Chan worked as the marketing manager for Fairechild, a clothing company based in Dartmouth. Tabitha Osler is the founder of the business, and worked for almost a year to help Chan immigrate.
Osler said Chan was passionate about her work, and had made a tight network of friends since moving to Nova Scotia.
“She was a very lovely, sweet, kind person,” Osler said.
Osler has organized a GoFundMe to help with the costs Chan’s family will incur having to travel across the globe on such short notice. The fund has received an outpouring of support, raising more than $26,000 by Friday afternoon.
“I don’t know how you recover from this, but I know that money can help to buy more time to recover,” Osler said.
Chan was sponsored through the Atlantic Immigration Pilot, a federal program that connects skilled foreign workers with careers in Atlantic Canada. Osler said Chan was “courageous” to be able to move so far from home and pursue what was “a dream come true for her.”

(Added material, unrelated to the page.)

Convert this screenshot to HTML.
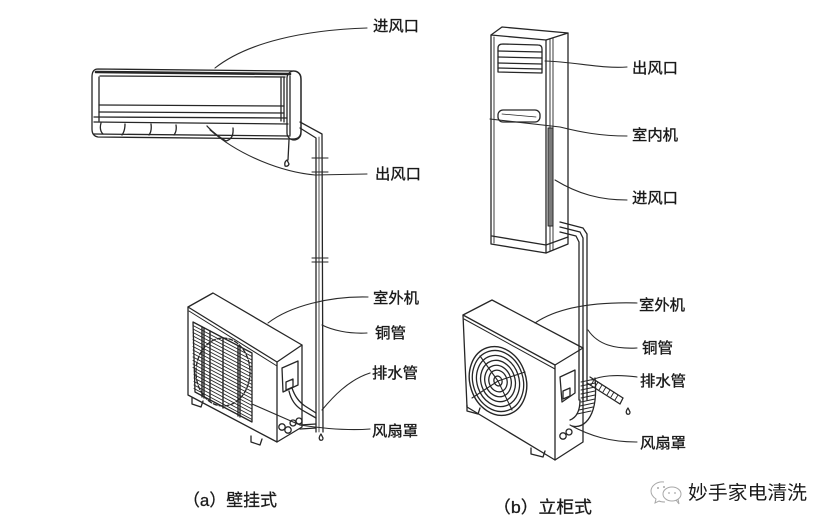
<!DOCTYPE html>
<html><head><meta charset="utf-8">
<style>
html,body{margin:0;padding:0;background:#fff;width:834px;height:526px;overflow:hidden}
svg{display:block}
text{font-family:"Liberation Sans","Noto Sans CJK SC",sans-serif;fill:#1a1a1a;}
.lb{font-size:15px;stroke:#1a1a1a;stroke-width:0.35px;}
</style></head><body>
<svg width="834" height="526" viewBox="0 0 834 526" xmlns="http://www.w3.org/2000/svg">
<g fill="none" stroke="#262626" stroke-width="1.3" stroke-linejoin="round" stroke-linecap="round">

<!-- ===== Left: wall-mounted indoor unit ===== -->
<path d="M98,69 L294,71 Q301,72 301,80 L301,131 Q301,139 293,139 L98,137 Q92,136 92,129 L92,77 Q92,69 98,69Z"/>
<path d="M96,72 L290,74" stroke-width="2.6"/>
<path d="M100,76 L285,77"/>
<path d="M99,77 L99,121 M284,77 L284,122 M281,78 L281,121"/>
<path d="M99,105 L284,106 M99,112 L284,113 M94,117 L287,118 M94,122 L288,124"/>
<path d="M94,134 L290,136"/>
<path d="M101,123 Q99,130 103,134 M125,124 Q125,131 122,135 M151,124 Q152,131 149,135 M176,125 Q177,131 174,135"/>
<path d="M207,126 Q214,134 226,141 Q234,139 233,128"/>
<rect x="287" y="71" width="14" height="69" rx="7"/>
<path d="M290,76 L290,135"/>
<!-- cable -->
<path d="M289,140 L288,160"/>
<path d="M287,160 q-3,2 -2,6 q3,1 4,-2 z"/>
<!-- pipe -->
<path d="M300,122 L322,134 L323,432"/>
<path d="M300,128 L316,138 L316,432"/>
<path d="M319,137 L319,432" stroke-width="0.8"/>
<path d="M312,158 L328,158 M312,172 L328,172 M312,258 L328,258 M312,262 L328,262" stroke-width="1.1"/>
<path d="M321,434 q-3,4 -1,6 q3,1 3,-2 z"/>

<!-- ===== Left: outdoor unit ===== -->
<path d="M188,307 L213,293 L302,345 L277,362 Z"/>
<path d="M189,311 L277,366" stroke-width="1"/>
<path d="M188,307 L188,395 L277,442 L277,362"/>
<path d="M277,442 L302,427 L302,345"/>
<path d="M193,322 L252,353 L252,422 L195,392 Z"/>
<path stroke-width="0.9" d="M193,325.5 l59,31 M193,329 l59,31 M193,332.5 l59,31 M193,336 l59,31 M193,339.5 l59,31 M193,343 l59,31 M193,346.5 l59,31 M193,350 l59,31 M193,353.5 l59,31 M193,357 l59,31 M193,360.5 l59,31 M193,364 l59,31 M193,367.5 l59,31 M194,371 l58,31 M194,374.5 l58,31 M194,378 l58,31 M194,381.5 l58,31 M194,385 l58,31 M194,388.5 l58,31"/>
<path stroke-width="1.4" d="M202,327 L202,397 M210,331 L210,401 M223,338 L223,408 M238,346 L238,416 M204,328 L204,398 M240,347 L240,417"/>
<ellipse cx="223" cy="372" rx="27" ry="34" stroke-dasharray="4 2" stroke-width="1.3"/>
<!-- side panel -->
<path d="M282,368 L298,361 L298,385 L283,392 Z"/>
<path d="M286,382 L293,379 L293,387 L286,390 Z"/>
<!-- feet -->
<path d="M192,398 L192,404 L201,407 L203,401"/>
<path d="M251,436 L251,442 L260,445 L262,439"/>
<!-- drain hose & valves -->
<path d="M292,388 Q296,400 305,406 L316,413"/>
<path d="M289,391 Q292,404 302,410 L316,418"/>
<circle cx="282" cy="427" r="3.2"/>
<circle cx="288" cy="430" r="3.2"/>
<circle cx="293" cy="423" r="3"/>
<circle cx="299" cy="421" r="3"/>
<path d="M300,425 L316,424 M300,429 L316,428"/>

<!-- ===== Right: floor standing indoor unit ===== -->
<path d="M491,35 L502,27 L568,33 L546,40 Z"/>
<path d="M491,35 L491,244 L546,253 L546,40"/>
<path d="M546,253 L568,244 L568,33"/>
<path d="M494,37 L494,243" stroke-width="0.9"/>
<path d="M550,39 L550,251 M553,38 L553,250" stroke-width="0.9"/>
<path d="M492,236 L546,245 L568,237"/>
<!-- outlet grille -->
<path d="M498,48 Q498,44 503,44 L538,45 Q542,45 542,49 L542,73 L498,72 Z"/>
<path d="M498,51 L542,52 M498,57 L542,58 M498,63 L542,64 M498,68 L542,69"/>
<!-- display -->
<rect x="498" y="110" width="42" height="12" rx="5"/>
<path d="M502,114 L536,117" stroke-width="0.8"/>
<!-- side intake -->
<rect x="548" y="128" width="5" height="98" fill="#7a7a7a" stroke-width="0.9"/>
<!-- pipes -->
<path d="M560,222 L583,228 L587,234 L587,400"/>
<path d="M560,227 L580,232 L583,238 L583,400"/>
<path d="M560,232 L576,236 L579,242 L579,400"/>
<!-- coil insulation -->
<path stroke-width="1" d="M581,382 l14,-3 M581,386 l14,-3 M581,390 l14,-3 M581,394 l14,-3 M581,398 l14,-3 M581,402 l14,-3 M580,406 l14,-3 M579,410 l14,-3 M577,414 l14,-3"/>
<path d="M595,378 Q598,410 586,422 Q580,428 572,426"/>
<path d="M580,400 Q580,416 570,420"/>

<!-- ===== Right: outdoor unit ===== -->
<path d="M463,315 L492,300 L583,348 L555,365 Z"/>
<path d="M464,319 L555,369" stroke-width="1"/>
<path d="M463,315 L467,407 L555,460 L555,365"/>
<path d="M555,460 L583,442 L583,348"/>
<!-- fan guard -->
<g transform="rotate(-18 498 381)">
<ellipse cx="498" cy="381" rx="28" ry="35" stroke-width="1.4"/>
<ellipse cx="498" cy="381" rx="25" ry="31"/>
<ellipse cx="498" cy="381" rx="21" ry="26"/>
<ellipse cx="498" cy="381" rx="17" ry="21"/>
<ellipse cx="498" cy="381" rx="13" ry="16"/>
<ellipse cx="498" cy="381" rx="9" ry="11"/>
<ellipse cx="498" cy="381" rx="4" ry="5"/>
</g>
<path d="M498,381 L480,356 M498,381 L525,372 M498,381 L512,410 M498,381 L472,398" stroke-width="1.1"/>
<!-- side panel -->
<path d="M560,377 L575,370 L575,393 L562,402 Z"/>
<path d="M563,391 L570,388 L570,396 L563,399 Z"/>
<!-- feet -->
<path d="M467,405 L467,411 L478,414 L480,408"/>
<path d="M531,448 L531,454 L543,457 L545,451"/>
<!-- valves -->
<circle cx="563" cy="436" r="3.2"/>
<circle cx="569" cy="432" r="3"/>
<!-- drain hose -->
<path d="M590,377 L623,398 M587,383 L620,404 M623,398 L620,404"/>
<path stroke-width="0.9" d="M594,380 l-3,5 M598,382 l-3,5 M602,385 l-3,5 M606,387 l-3,5 M610,390 l-3,5 M614,392 l-3,5 M618,395 l-3,5"/>
<path d="M628,408 q-3,4 -1,6 q3,1 3,-2 z"/>

<!-- ===== Leaders ===== -->
<g stroke="#2a2a2a" stroke-width="1.1">
<path d="M367,28 C305,30 248,42 215,68"/>
<path d="M367,174 L315,175 C282,172 240,156 210,130"/>
<path d="M368,297 C330,296 290,306 268,323"/>
<path d="M367,333 C348,334 332,330 322,325"/>
<path d="M370,373 C348,380 332,398 322,410"/>
<path d="M370,429 C345,431 320,428 300,425 L252,404"/>

<path d="M627,67 C603,69 575,62 545,61"/>
<path d="M627,136 C600,136 580,132 560,127 L490,119"/>
<path d="M627,200 C600,200 578,194 555,180"/>
<path d="M637,303 C600,302 560,306 535,323"/>
<path d="M637,348 C615,349 598,345 588,330"/>
<path d="M637,377 C615,374 600,376 592,380"/>
<path d="M637,442 C610,442 590,436 570,425"/>
</g>
</g>

<!-- ===== Labels ===== -->
<text class="lb" x="373" y="31" textLength="46" lengthAdjust="spacingAndGlyphs">进风口</text>
<text class="lb" x="375" y="179" textLength="46" lengthAdjust="spacingAndGlyphs">出风口</text>
<text class="lb" x="373" y="303" textLength="46" lengthAdjust="spacingAndGlyphs">室外机</text>
<text class="lb" x="375" y="338" textLength="31" lengthAdjust="spacingAndGlyphs">铜管</text>
<text class="lb" x="372" y="378" textLength="46" lengthAdjust="spacingAndGlyphs">排水管</text>
<text class="lb" x="372" y="436" textLength="46" lengthAdjust="spacingAndGlyphs">风扇罩</text>

<text class="lb" x="632" y="73" textLength="46" lengthAdjust="spacingAndGlyphs">出风口</text>
<text class="lb" x="632" y="140" textLength="46" lengthAdjust="spacingAndGlyphs">室内机</text>
<text class="lb" x="632" y="203" textLength="46" lengthAdjust="spacingAndGlyphs">进风口</text>
<text class="lb" x="639" y="310" textLength="46" lengthAdjust="spacingAndGlyphs">室外机</text>
<text class="lb" x="642" y="353" textLength="31" lengthAdjust="spacingAndGlyphs">铜管</text>
<text class="lb" x="640" y="386" textLength="46" lengthAdjust="spacingAndGlyphs">排水管</text>
<text class="lb" x="640" y="448" textLength="46" lengthAdjust="spacingAndGlyphs">风扇罩</text>

<text x="183" y="506" font-size="17" textLength="94" lengthAdjust="spacingAndGlyphs" fill="#222" stroke="#222" stroke-width="0.3">（a）壁挂式</text>
<text x="493" y="513" font-size="17" textLength="99" lengthAdjust="spacingAndGlyphs" fill="#222" stroke="#222" stroke-width="0.3">（b）立柜式</text>

<!-- watermark -->
<g fill="none" stroke="#a8a8a8" stroke-width="1">
<path d="M664,482 c-7,-1 -13,4 -13,9 c0,3 2,6 5,8 l-1,4 l4,-2 c2,1 4,1 6,1"/>
<ellipse cx="672" cy="494" rx="9" ry="7"/>
<path d="M676,500 l3,4 l-1,-5"/>
</g>
<g fill="#a8a8a8"><circle cx="658" cy="488" r="1"/><circle cx="664" cy="487" r="1"/><circle cx="669" cy="493" r="0.9"/><circle cx="675" cy="493" r="0.9"/></g>
<text x="688" y="499" font-size="19" textLength="119" lengthAdjust="spacingAndGlyphs" fill="#9a9a9a">妙手家电清洗</text>
</svg>
</body></html>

The driver that struck Chan received a summary offence ticket for failing to yield to a pedestrian in a crosswalk, which typically carries a fine of about $700.
Chan was struck in the same stretch of Pleasant Street where another pedestrian was killed in February 2019.
Osler said Chan kept to a tight routine. Chan lived at King’s Wharf and would wake up early to take the Dartmouth ferry to the F45 gym downtown Halifax. Taking the Woodside ferry back, she would walk to work nearby.
“She probably crossed the same crosswalk every day and the cars probably stopped for her. I doubt she thought she was in any danger,” Osler said.
Martyn Williams, the founder of HRM Safe Streets for Everyone, has been lobbying council and the city’s engineering department for years.
“It’s too dangerous a task for a pedestrian to get over four high speed lanes without anything to slow drivers down,” Williams said.
At a transportation standing committee meeting on Thursday, Coun. Tony Mancini addressed Chan’s death.
“This is a very sad day in our municipality,” Mancini said. “We’re all here for many reasons but the primary is to keep our community safe.”
Mancini also noted that Brad Anguish, the municipality’s executive director of transportation and public works, had visited the site following the incident, but gave no specific pledge to fix the issue.